— Data in this exercise —
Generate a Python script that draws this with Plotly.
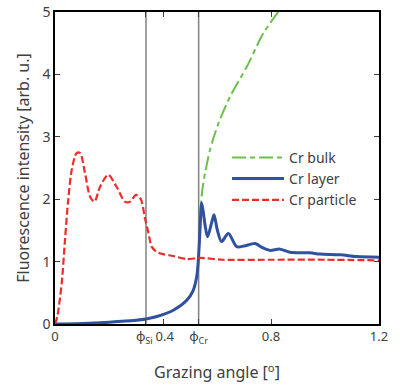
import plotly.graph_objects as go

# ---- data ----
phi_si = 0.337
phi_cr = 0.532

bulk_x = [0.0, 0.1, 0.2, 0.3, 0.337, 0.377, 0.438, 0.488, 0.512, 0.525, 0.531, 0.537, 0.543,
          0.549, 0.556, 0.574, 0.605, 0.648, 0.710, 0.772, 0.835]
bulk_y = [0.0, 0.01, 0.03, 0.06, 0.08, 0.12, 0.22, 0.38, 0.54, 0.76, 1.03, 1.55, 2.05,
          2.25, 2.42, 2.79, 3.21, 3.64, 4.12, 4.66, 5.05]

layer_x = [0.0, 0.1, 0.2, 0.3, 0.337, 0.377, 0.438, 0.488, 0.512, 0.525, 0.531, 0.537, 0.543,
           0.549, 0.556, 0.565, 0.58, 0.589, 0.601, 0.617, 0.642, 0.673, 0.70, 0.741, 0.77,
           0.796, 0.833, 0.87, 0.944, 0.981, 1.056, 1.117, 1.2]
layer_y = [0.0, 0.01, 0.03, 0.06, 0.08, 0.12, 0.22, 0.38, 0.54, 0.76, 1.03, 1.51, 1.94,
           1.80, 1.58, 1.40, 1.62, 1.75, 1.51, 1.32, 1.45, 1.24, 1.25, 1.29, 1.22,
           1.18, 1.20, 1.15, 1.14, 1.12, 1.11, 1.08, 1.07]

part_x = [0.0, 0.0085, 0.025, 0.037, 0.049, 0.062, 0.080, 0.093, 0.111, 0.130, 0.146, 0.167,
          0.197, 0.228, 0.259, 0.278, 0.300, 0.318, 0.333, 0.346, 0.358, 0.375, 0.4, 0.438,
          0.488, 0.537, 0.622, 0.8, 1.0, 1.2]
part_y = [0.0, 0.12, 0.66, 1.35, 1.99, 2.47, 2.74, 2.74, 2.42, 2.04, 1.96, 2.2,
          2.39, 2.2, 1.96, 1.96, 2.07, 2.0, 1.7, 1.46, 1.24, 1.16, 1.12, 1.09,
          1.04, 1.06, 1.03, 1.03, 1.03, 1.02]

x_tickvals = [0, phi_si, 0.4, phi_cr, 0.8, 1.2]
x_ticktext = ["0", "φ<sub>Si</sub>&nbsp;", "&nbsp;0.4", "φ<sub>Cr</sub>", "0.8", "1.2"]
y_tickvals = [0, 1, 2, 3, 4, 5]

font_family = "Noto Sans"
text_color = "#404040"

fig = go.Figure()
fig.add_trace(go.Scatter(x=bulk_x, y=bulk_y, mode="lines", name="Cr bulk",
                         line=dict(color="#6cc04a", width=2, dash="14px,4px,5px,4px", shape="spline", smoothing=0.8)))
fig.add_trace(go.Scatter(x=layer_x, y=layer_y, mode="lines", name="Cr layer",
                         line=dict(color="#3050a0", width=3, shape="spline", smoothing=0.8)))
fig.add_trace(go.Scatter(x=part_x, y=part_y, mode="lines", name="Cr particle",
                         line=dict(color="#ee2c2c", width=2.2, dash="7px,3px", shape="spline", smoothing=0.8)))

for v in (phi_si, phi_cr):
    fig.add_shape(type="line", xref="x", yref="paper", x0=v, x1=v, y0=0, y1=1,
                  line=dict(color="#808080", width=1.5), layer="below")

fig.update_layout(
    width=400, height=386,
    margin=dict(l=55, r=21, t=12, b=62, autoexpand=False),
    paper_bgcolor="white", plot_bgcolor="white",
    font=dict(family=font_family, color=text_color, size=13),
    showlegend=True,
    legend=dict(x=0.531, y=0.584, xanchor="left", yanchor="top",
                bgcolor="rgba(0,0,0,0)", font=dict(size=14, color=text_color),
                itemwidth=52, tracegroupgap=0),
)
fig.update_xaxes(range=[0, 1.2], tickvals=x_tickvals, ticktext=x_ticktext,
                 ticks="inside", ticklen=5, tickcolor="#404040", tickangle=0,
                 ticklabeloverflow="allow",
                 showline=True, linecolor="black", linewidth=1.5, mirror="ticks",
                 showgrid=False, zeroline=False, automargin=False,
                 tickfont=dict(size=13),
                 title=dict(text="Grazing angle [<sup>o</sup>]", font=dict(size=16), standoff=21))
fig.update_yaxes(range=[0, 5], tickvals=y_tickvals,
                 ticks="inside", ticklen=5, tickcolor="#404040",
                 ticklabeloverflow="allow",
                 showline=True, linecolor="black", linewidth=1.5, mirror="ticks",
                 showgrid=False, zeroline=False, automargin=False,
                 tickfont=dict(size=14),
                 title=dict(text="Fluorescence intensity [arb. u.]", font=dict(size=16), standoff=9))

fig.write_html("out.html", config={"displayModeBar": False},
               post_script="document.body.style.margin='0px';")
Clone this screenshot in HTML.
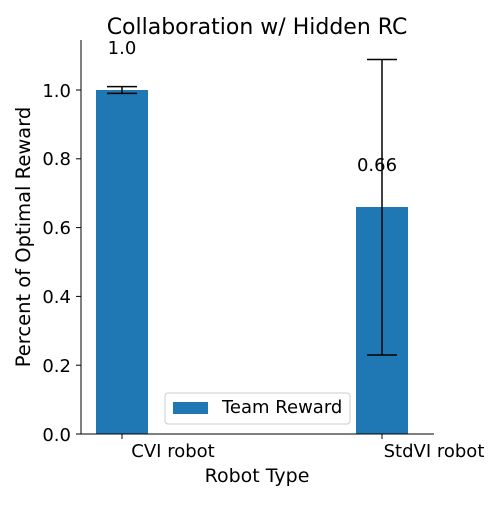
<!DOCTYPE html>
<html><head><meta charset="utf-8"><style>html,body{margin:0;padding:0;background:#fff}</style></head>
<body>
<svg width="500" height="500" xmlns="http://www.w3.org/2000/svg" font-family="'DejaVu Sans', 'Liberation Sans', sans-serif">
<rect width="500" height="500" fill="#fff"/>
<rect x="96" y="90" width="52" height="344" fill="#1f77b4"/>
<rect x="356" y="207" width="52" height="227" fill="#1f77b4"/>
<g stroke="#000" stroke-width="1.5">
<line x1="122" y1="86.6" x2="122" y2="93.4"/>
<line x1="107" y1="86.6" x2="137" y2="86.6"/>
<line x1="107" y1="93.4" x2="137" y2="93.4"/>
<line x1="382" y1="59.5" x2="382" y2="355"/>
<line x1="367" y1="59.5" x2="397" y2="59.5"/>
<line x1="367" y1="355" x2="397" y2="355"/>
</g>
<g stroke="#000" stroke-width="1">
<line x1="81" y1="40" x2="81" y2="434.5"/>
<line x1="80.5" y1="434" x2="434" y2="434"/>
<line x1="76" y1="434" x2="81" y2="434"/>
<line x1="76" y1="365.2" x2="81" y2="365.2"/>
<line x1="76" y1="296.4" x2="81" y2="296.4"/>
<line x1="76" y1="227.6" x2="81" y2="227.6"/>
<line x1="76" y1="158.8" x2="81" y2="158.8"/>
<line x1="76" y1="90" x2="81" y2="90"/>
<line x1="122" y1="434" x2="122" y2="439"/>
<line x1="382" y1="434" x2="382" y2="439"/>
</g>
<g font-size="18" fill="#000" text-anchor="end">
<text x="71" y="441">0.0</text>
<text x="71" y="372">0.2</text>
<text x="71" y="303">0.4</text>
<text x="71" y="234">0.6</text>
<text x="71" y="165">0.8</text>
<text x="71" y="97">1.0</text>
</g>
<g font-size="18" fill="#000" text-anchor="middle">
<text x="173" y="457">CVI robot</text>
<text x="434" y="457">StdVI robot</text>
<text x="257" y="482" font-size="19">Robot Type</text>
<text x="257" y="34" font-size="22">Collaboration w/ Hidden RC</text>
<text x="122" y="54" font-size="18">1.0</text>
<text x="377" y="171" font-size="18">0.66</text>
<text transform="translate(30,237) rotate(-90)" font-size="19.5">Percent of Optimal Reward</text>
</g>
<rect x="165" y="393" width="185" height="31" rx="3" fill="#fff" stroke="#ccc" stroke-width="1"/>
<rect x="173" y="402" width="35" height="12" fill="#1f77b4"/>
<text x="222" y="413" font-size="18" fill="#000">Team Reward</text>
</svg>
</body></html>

— What you should do —
Using the records above, extract exactly and only the lines from the one with "Clone this screenshot in HTML." through the final line, inclusive, leaving out pictures.

— Problem solution —
Clone this screenshot in HTML.
<!DOCTYPE html>
<html><head><meta charset="utf-8"><style>html,body{margin:0;padding:0;background:#fff}</style></head>
<body>
<svg width="500" height="500" xmlns="http://www.w3.org/2000/svg" font-family="'DejaVu Sans', 'Liberation Sans', sans-serif">
<rect width="500" height="500" fill="#fff"/>
<rect x="96" y="90" width="52" height="344" fill="#1f77b4"/>
<rect x="356" y="207" width="52" height="227" fill="#1f77b4"/>
<g stroke="#000" stroke-width="1.5">
<line x1="122" y1="86.6" x2="122" y2="93.4"/>
<line x1="107" y1="86.6" x2="137" y2="86.6"/>
<line x1="107" y1="93.4" x2="137" y2="93.4"/>
<line x1="382" y1="59.5" x2="382" y2="355"/>
<line x1="367" y1="59.5" x2="397" y2="59.5"/>
<line x1="367" y1="355" x2="397" y2="355"/>
</g>
<g stroke="#000" stroke-width="1">
<line x1="81" y1="40" x2="81" y2="434.5"/>
<line x1="80.5" y1="434" x2="434" y2="434"/>
<line x1="76" y1="434" x2="81" y2="434"/>
<line x1="76" y1="365.2" x2="81" y2="365.2"/>
<line x1="76" y1="296.4" x2="81" y2="296.4"/>
<line x1="76" y1="227.6" x2="81" y2="227.6"/>
<line x1="76" y1="158.8" x2="81" y2="158.8"/>
<line x1="76" y1="90" x2="81" y2="90"/>
<line x1="122" y1="434" x2="122" y2="439"/>
<line x1="382" y1="434" x2="382" y2="439"/>
</g>
<g font-size="18" fill="#000" text-anchor="end">
<text x="71" y="441">0.0</text>
<text x="71" y="372">0.2</text>
<text x="71" y="303">0.4</text>
<text x="71" y="234">0.6</text>
<text x="71" y="165">0.8</text>
<text x="71" y="97">1.0</text>
</g>
<g font-size="18" fill="#000" text-anchor="middle">
<text x="173" y="457">CVI robot</text>
<text x="434" y="457">StdVI robot</text>
<text x="257" y="482" font-size="19">Robot Type</text>
<text x="257" y="34" font-size="22">Collaboration w/ Hidden RC</text>
<text x="122" y="54" font-size="18">1.0</text>
<text x="377" y="171" font-size="18">0.66</text>
<text transform="translate(30,237) rotate(-90)" font-size="19.5">Percent of Optimal Reward</text>
</g>
<rect x="165" y="393" width="185" height="31" rx="3" fill="#fff" stroke="#ccc" stroke-width="1"/>
<rect x="173" y="402" width="35" height="12" fill="#1f77b4"/>
<text x="222" y="413" font-size="18" fill="#000">Team Reward</text>
</svg>
</body></html>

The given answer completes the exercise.